My Endless Charlotte

The following paragraphs appear in an essay titled "My Endless New York" that was published recently in The New York Times:

Today I drop my cleaning off with Joseph the tailor and we exchange Yiddishisms and reminiscences (his) of Jewish Russia. Two blocks south I lunch at a place whose Florentine owner disdains credit cards and prepares the best Tuscan food in New York. In a hurry, I can opt instead for a falafel from the Israelis on the next block; I might do even better with the sizzling lamb from the Arab at the corner.

Fifty yards away are my barbers: Giuseppe, Franco and Salvatore, all from Sicily — their “English” echoing Chico Marx. They have been in Greenwich Village forever but never really settled: how should they? They shout at one another all day in Sicilian dialect, drowning out their main source of entertainment and information: a 24-hour Italian-language radio station. On my way home, I enjoy a mille-feuille from a surly Breton pâtissier who has put his daughter through the London School of Economics, one exquisite éclair at a time.

All this within two square blocks of my apartment — and I am neglecting the Sikh newsstand, the Hungarian bakery and the Greek diner (actually Albanian but we pretend otherwise). Three streets east and I have Little Hapsburgia: Ukrainian restaurant, Uniate church, Polish grocery and, of course, the long-established Jewish deli serving Eastern European staples under kosher labels. All that is missing is a Viennese cafe — for this, symptomatically, you must go uptown to the wealthy quarters of the city.

It strikes me that similar paragraphs could not be written about Charlotte. That’s ok, of course. There are lots of paragraphs that could be written about New York City that no way no how would we (and by "we" I mean "me." Or "I.") want written about Charlotte. The lines appear in an odd little piece by the late Tony Judt. The piece was adapted from a collection of his essays that is soon to be published. He worked at NYU. It was an interesting, loving meditation on New York City’s place in the modern world (Judt was born in England but adopted NYC as his own).

So I guess the question I have is this: If someone were to write an interesting, loving meditation on Charlotte’s place in the world, what would it look like? I don’t know. New York seems to be filled with people who are either hopelessly stuck there or chose to be there above anyplace else, and I get the feeling that folks from either of those camps wouldn’t dream of being anywhere else. (And the ones that want out, well, they have already moved to Charlotte. Welcome!) Plus, you know, it’s New York.

Charlotte, too, is filled with people who chose it over anyplace else. But there also seem to be a lot of people here who just never got around to leaving, or couldn’t quite find the courage or the gumption or that one great reason to seek their fortune elsewhere. And there are still more people who have moved here, set up camp in some distant neighborhood, and go about their day and their week pretending they still live someplace else, or wishing they did.

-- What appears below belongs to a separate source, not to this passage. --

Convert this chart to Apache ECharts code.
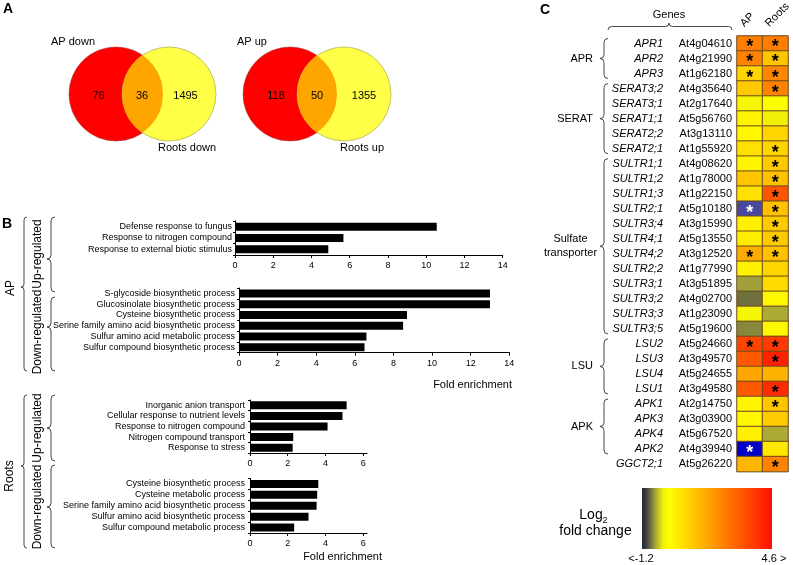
<!DOCTYPE html>
<html>
<head>
<meta charset="utf-8">
<script src="https://cdn.jsdelivr.net/npm/echarts@6/dist/echarts.min.js"></script>
<style>
html,body{margin:0;padding:0;background:#fff;}
#chart{width:793px;height:565px;}
</style>
</head>
<body>
<div id="chart"></div>
<script>
// ---------- DATA ----------
const vennDownCounts = [76, 36, 1495];
const vennUpCounts = [118, 50, 1355];

const apUpTerms = ['Defense response to fungus', 'Response to nitrogen compound', 'Response to external biotic stimulus'];
const apUpValues = [10.55, 5.67, 4.88];
const apDownTerms = ['S-glycoside biosynthetic process', 'Glucosinolate biosynthetic process', 'Cysteine biosynthetic process', 'Serine family amino acid biosynthetic process', 'Sulfur amino acid metabolic process', 'Sulfur compound biosynthetic process'];
const apDownValues = [13.0, 13.0, 8.7, 8.5, 6.6, 6.5];
const rootsUpTerms = ['Inorganic anion transport', 'Cellular response to nutrient levels', 'Response to nitrogen compound', 'Nitrogen compound transport', 'Response to stress'];
const rootsUpValues = [5.12, 4.9, 4.11, 2.29, 2.26];
const rootsDownTerms = ['Cysteine biosynthetic process', 'Cysteine metabolic process', 'Serine family amino acid biosynthetic process', 'Sulfur amino acid biosynthetic process', 'Sulfur compound metabolic process'];
const rootsDownValues = [3.62, 3.56, 3.53, 3.1, 2.34];

const heatColumns = ['AP', 'Roots'];
const genes = ['APR1','APR2','APR3','SERAT3;2','SERAT3;1','SERAT1;1','SERAT2;2','SERAT2;1','SULTR1;1','SULTR1;2','SULTR1;3','SULTR2;1','SULTR3;4','SULTR4;1','SULTR4;2','SULTR2;2','SULTR3;1','SULTR3;2','SULTR3;3','SULTR3;5','LSU2','LSU3','LSU4','LSU1','APK1','APK3','APK4','APK2','GGCT2;1'];
const loci = ['At4g04610','At4g21990','At1g62180','At4g35640','At2g17640','At5g56760','At3g13110','At1g55920','At4g08620','At1g78000','At1g22150','At5g10180','At3g15990','At5g13550','At3g12520','At1g77990','At3g51895','At4g02700','At1g23090','At5g19600','At5g24660','At3g49570','At5g24655','At3g49580','At2g14750','At3g03900','At5g67520','At4g39940','At5g26220'];
const apLog2 =    [2.5, 2.4, 0.8, 1.0, -0.12, 0.2, 0.15, 0.6, 0.2, 1.1, 0.6, -1.8, 0.3, 0.35, 1.6, 0.25, -0.6, -0.8, -0.15, -0.7, 3.6, 3.2, 1.7, 3.2, 0.2, 0.15, 0.3, -2.6, 1.4];
const rootsLog2 = [2.5, 1.1, 2.3, 2.4, -0.05, -0.2, 0.8, 0.8, 1.0, 1.2, 3.3, 1.2, 1.0, 1.0, 1.2, 0.8, 0.7, 0.15, -0.55, 0.15, 3.8, 4.3, 1.5, 4.1, 1.1, 1.0, -0.55, 0.45, 2.4];
const apSig =     [1,1,1,0,0,0,0,0,0,0,0,1,0,0,1,0,0,0,0,0,1,0,0,0,0,0,0,1,0];
const rootsSig =  [1,1,1,1,0,0,0,1,1,1,1,1,1,1,1,0,0,0,0,0,1,1,0,1,1,0,0,0,1];
const geneGroups = [['APR', 0, 2], ['SERAT', 3, 7], ['Sulfate\ntransporter', 8, 19], ['LSU', 20, 23], ['APK', 24, 27]];
const scaleMin = -1.2, scaleMax = 4.6;

// ---------- STYLE / LAYOUT ----------
const FF = '"Liberation Sans", Arial, sans-serif';

// generic command-list shape for braces and the Venn lens
echarts.graphic.registerShape('cmdPath', echarts.graphic.extendShape({
  shape: { cmds: [] },
  buildPath: function (ctx, shape) {
    shape.cmds.forEach(c => {
      if (c[0] === 'M') ctx.moveTo(c[1], c[2]);
      else if (c[0] === 'L') ctx.lineTo(c[1], c[2]);
      else if (c[0] === 'Q') ctx.quadraticCurveTo(c[1], c[2], c[3], c[4]);
      else if (c[0] === 'A') ctx.arc(c[1], c[2], c[3], c[4], c[5], false);
      else if (c[0] === 'Z') ctx.closePath();
    });
  }
}));

const chart = echarts.init(document.getElementById('chart'), null, {renderer: 'canvas'});

// colour ramp for the heatmap (continuous visualMap)
const anchors = [[-3.0,[0,0,200]],[-2.2,[0,0,200]],[-2.0,[72,72,160]],[-1.3,[72,72,160]],[-1.2,[34,40,58]],[-1.0,[64,64,64]],[-0.6,[160,160,60]],[-0.25,[238,238,10]],[0,[255,255,0]],[4.6,[255,16,0]]];
function colorAt(v){
  for (let i=0;i<anchors.length-1;i++){
    const a=anchors[i], b=anchors[i+1];
    if (v>=a[0]-1e-9 && v<=b[0]+1e-9){
      const t=(v-a[0])/(b[0]-a[0]||1);
      const c=a[1].map((x,k)=>Math.round(x+(b[1][k]-x)*t));
      return 'rgb('+c.join(',')+')';
    }
  }
  return 'rgb('+anchors[anchors.length-1][1].join(',')+')';
}
const rampColors=[]; for (let v=-3.0; v<=4.6001; v+=0.1) rampColors.push(colorAt(v));

// braces
function vbrace(xt, xe, y1, y2, ym){
  const xm=(xt+xe)/2, h=Math.abs(xe-xt)/2;
  return [['M',xe,y1],['Q',xm,y1,xm,y1+h],['L',xm,ym-h],['Q',xm,ym,xt,ym],['Q',xm,ym,xm,ym+h],['L',xm,y2-h],['Q',xm,y2,xe,y2]];
}
function hbrace(x1, x2, yt, yb, xmid){
  const ym=(yt+yb)/2, h=Math.abs(yb-yt)/2;
  return [['M',x1,yb],['Q',x1,ym,x1+h,ym],['L',xmid-h,ym],['Q',xmid,ym,xmid,yt],['Q',xmid,ym,xmid+h,ym],['L',x2-h,ym],['Q',x2,ym,x2,yb]];
}
function pathEl(cmds, lw){ return {type:'cmdPath', shape:{cmds}, style:{stroke:'#333', fill:null, lineWidth:lw||0.9}, silent:true}; }
function txt(x,y,s,o){ o=o||{}; return {type:'text', x, y, rotation:o.rot||0, silent:true, style:{text:s, font:(o.italic?'italic ':'')+(o.bold?'bold ':'')+(o.size||11)+'px '+FF, fill:o.color||'#000', textAlign:o.align||'center', textVerticalAlign:o.va||'middle'}}; }

// Venn
function venn(cx1, cx2, cy, r, counts, lab1, lab2, lab1pos, lab2pos, numX){
  const d=cx2-cx1, th=Math.acos((d/2)/r);
  const lens=[['M',cx1+r*Math.cos(-th),cy+r*Math.sin(-th)],['A',cx1,cy,r,-th,th],['A',cx2,cy,r,Math.PI-th,Math.PI+th],['Z']];
  return [
    {type:'circle', shape:{cx:cx1, cy, r}, style:{fill:'#ff0000', stroke:'#b04040', lineWidth:0.6}, silent:true},
    {type:'circle', shape:{cx:cx2, cy, r}, style:{fill:'#ffff48', stroke:'#9a9a50', lineWidth:0.6}, silent:true},
    {type:'cmdPath', shape:{cmds:lens}, style:{fill:'#ffa500', stroke:null}, silent:true},
    txt(numX[0], cy+2, String(counts[0])),
    txt(numX[1], cy+2, String(counts[1])),
    txt(numX[2], cy+2, String(counts[2])),
    txt(lab1pos[0], lab1pos[1], lab1, {align:'left'}),
    txt(lab2pos[0], lab2pos[1], lab2, {align:'left'})
  ];
}

const graphics = [];
graphics.push(txt(3, 9, 'A', {bold:true, size:14, align:'left'}));
graphics.push(txt(2, 224, 'B', {bold:true, size:14, align:'left'}));
graphics.push(txt(540, 10, 'C', {bold:true, size:14, align:'left'}));

graphics.push(...venn(116, 169, 94, 47, vennDownCounts, 'AP down', 'Roots down', [51, 42], [158, 148], [98.5, 142, 185.5]));
graphics.push(...venn(290, 344, 94, 47, vennUpCounts, 'AP up', 'Roots up', [237, 42], [340, 148], [276, 317, 364]));

// B braces and side labels
graphics.push(pathEl(vbrace(21, 27, 217, 371, 287)));
graphics.push(pathEl(vbrace(47, 55, 217, 292, 259)));
graphics.push(pathEl(vbrace(47, 55, 297, 371, 327)));
graphics.push(pathEl(vbrace(21, 27, 395, 548, 466)));
graphics.push(pathEl(vbrace(47, 55, 395, 461, 428)));
graphics.push(pathEl(vbrace(47, 55, 465, 548, 507)));
graphics.push(txt(11, 288, 'AP', {rot:Math.PI/2, size:12}));
graphics.push(txt(38, 254, 'Up-regulated', {rot:Math.PI/2, size:12}));
graphics.push(txt(38, 332, 'Down-regulated', {rot:Math.PI/2, size:12}));
graphics.push(txt(10, 476, 'Roots', {rot:Math.PI/2, size:12}));
graphics.push(txt(38, 428, 'Up-regulated', {rot:Math.PI/2, size:12}));
graphics.push(txt(38, 507, 'Down-regulated', {rot:Math.PI/2, size:12}));
graphics.push(txt(512, 385, 'Fold enrichment', {align:'right'}));
graphics.push(txt(382, 557, 'Fold enrichment', {align:'right'}));

// C header and braces
const hTop = 36, rowH = 15.02;
graphics.push(txt(669, 15, 'Genes'));
graphics.push(pathEl(hbrace(608, 732, 23, 30, 669)));
graphics.push(txt(746, 29, 'AP', {rot:Math.PI/4, align:'left', va:'bottom'}));
graphics.push(txt(771, 29, 'Roots', {rot:Math.PI/4, align:'left', va:'bottom'}));
geneGroups.forEach(g => {
  const y1 = hTop + g[1]*rowH + 2.5, y2 = hTop + (g[2]+1)*rowH - 2.5;
  const ym = (hTop + g[1]*rowH + hTop + (g[2]+1)*rowH)/2;
  graphics.push(pathEl(vbrace(600, 608, y1, y2, ym)));
  const lines = g[0].split('\n');
  if (lines.length === 1) graphics.push(txt(593, ym, g[0], {align:'right'}));
  else {
    graphics.push(txt(570.5, ym-7, lines[0]));
    graphics.push(txt(570.5, ym+7, lines[1]));
  }
});

// colour bar legend
graphics.push({type:'rect', shape:{x:642, y:488, width:130, height:61}, silent:true,
  style:{fill:{type:'linear', x:0, y:0, x2:1, y2:0, colorStops:[
    {offset:0, color:'#22283a'},{offset:0.035, color:'#404040'},{offset:0.1, color:'#a0a03c'},{offset:0.16, color:'#eeee0a'},{offset:0.207, color:'#ffff00'},{offset:1, color:'#ff1000'}]}, stroke:null}});
graphics.push(txt(591, 515, 'Log', {size:14}));
graphics.push(txt(605, 521, '2', {size:9}));
graphics.push(txt(595.5, 531, 'fold change', {size:14}));
graphics.push(txt(641, 559, '<' + scaleMin, {size:11}));
graphics.push(txt(774, 559, scaleMax + ' >', {size:11}));

// bar axes builder
function barAxes(gi, terms, max, margin){
  return {
    x: {gridIndex:gi, type:'value', min:0, max, interval:2,
        axisLine:{show:true, lineStyle:{color:'#000', width:1}},
        axisTick:{show:true, length:3, lineStyle:{color:'#000'}},
        splitLine:{show:false},
        axisLabel:{fontSize:9, color:'#000', margin:6, fontFamily:FF, showMaxLabel: max % 2 === 0}},
    y: {gridIndex:gi, type:'category', data:terms, inverse:true,
        axisLine:{show:true, lineStyle:{color:'#000', width:1}},
        axisTick:{show:true, length:2, interval:0, lineStyle:{color:'#000'}},
        axisLabel:{fontSize:9, color:'#000', margin, interval:0, fontFamily:FF}}
  };
}
const a0 = barAxes(0, apUpTerms, 14, 3);
const a1 = barAxes(1, apDownTerms, 14, 4);
const a2 = barAxes(2, rootsUpTerms, 6.2, 5);
const a3 = barAxes(3, rootsDownTerms, 6.2, 5);

const heatData = [];
genes.forEach((g, i) => {
  heatData.push({value:[0, i, apLog2[i]], label:{show:!!apSig[i], color: apLog2[i] < scaleMin ? '#fff' : '#000'}});
  heatData.push({value:[1, i, rootsLog2[i]], label:{show:!!rootsSig[i], color: rootsLog2[i] < scaleMin ? '#fff' : '#000'}});
});

function barSeries(gi, vals){
  return {type:'bar', xAxisIndex:gi, yAxisIndex:gi, data:vals, barWidth:8, itemStyle:{color:'#000'}, silent:true, animation:false};
}

const option = {
  animation:false,
  textStyle:{fontFamily:FF},
  grid:[
    {left:235, top:221, width:267.7, height:34},
    {left:239, top:288, width:270.3, height:64.7},
    {left:250, top:400, width:117, height:53},
    {left:250, top:478.5, width:117, height:54.5},
    {left:737, top:hTop, width:51, height:rowH*genes.length}
  ],
  xAxis:[a0.x, a1.x, a2.x, a3.x,
    {gridIndex:4, type:'category', data:heatColumns, show:false}],
  yAxis:[a0.y, a1.y, a2.y, a3.y,
    {gridIndex:4, type:'category', data:loci, inverse:true, position:'left',
     axisLine:{show:false}, axisTick:{show:false},
     axisLabel:{margin:5, interval:0, color:'#000', fontSize:11, fontFamily:FF}},
    {gridIndex:4, type:'category', data:genes, inverse:true, position:'left',
     axisLine:{show:false}, axisTick:{show:false},
     axisLabel:{margin:74, interval:0, color:'#000', fontSize:11, fontStyle:'italic', fontFamily:FF}}],
  visualMap:[{type:'continuous', show:false, seriesIndex:4, dimension:2, min:-3.0, max:4.6, inRange:{color:rampColors}}],
  series:[
    barSeries(0, apUpValues),
    barSeries(1, apDownValues),
    barSeries(2, rootsUpValues),
    barSeries(3, rootsDownValues),
    {type:'heatmap', xAxisIndex:4, yAxisIndex:4, data:heatData, silent:true,
     itemStyle:{borderColor:'#6a4a20', borderWidth:1},
     label:{show:false, formatter:'*', fontSize:18, fontWeight:'bold', offset:[0,4], fontFamily:FF},
     emphasis:{disabled:true}}
  ],
  graphic:graphics
};
chart.setOption(option);
</script>
</body>
</html>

I think the combination makes for an odd, fascinating, challenging city. It’s not a city that lends itself to being romanticized, like New York. And now Charlotte finds itself in a position of defining itself, after years of being defined, thrillingly, as "the nation’s second largest banking city."

In their prime they were arrogant and self-assured. In decline, their minor virtues come into focus: people spend less time telling you how fortunate you are to be there.

Judt wrote those words about the four major world cities he had lived in, claiming that he had lived in each in their "twilight." While the earlier quoted lines could not be written about Charlotte, those two sentences could be. Verbatim. Does that mean Charlotte is in its twilight? Naaah. That would mean that Charlotte has peaked, which I choose not to believe. But if Charlotte is going to become the kind of city that can inspire a piece like "My Endless New York," we have some work to do.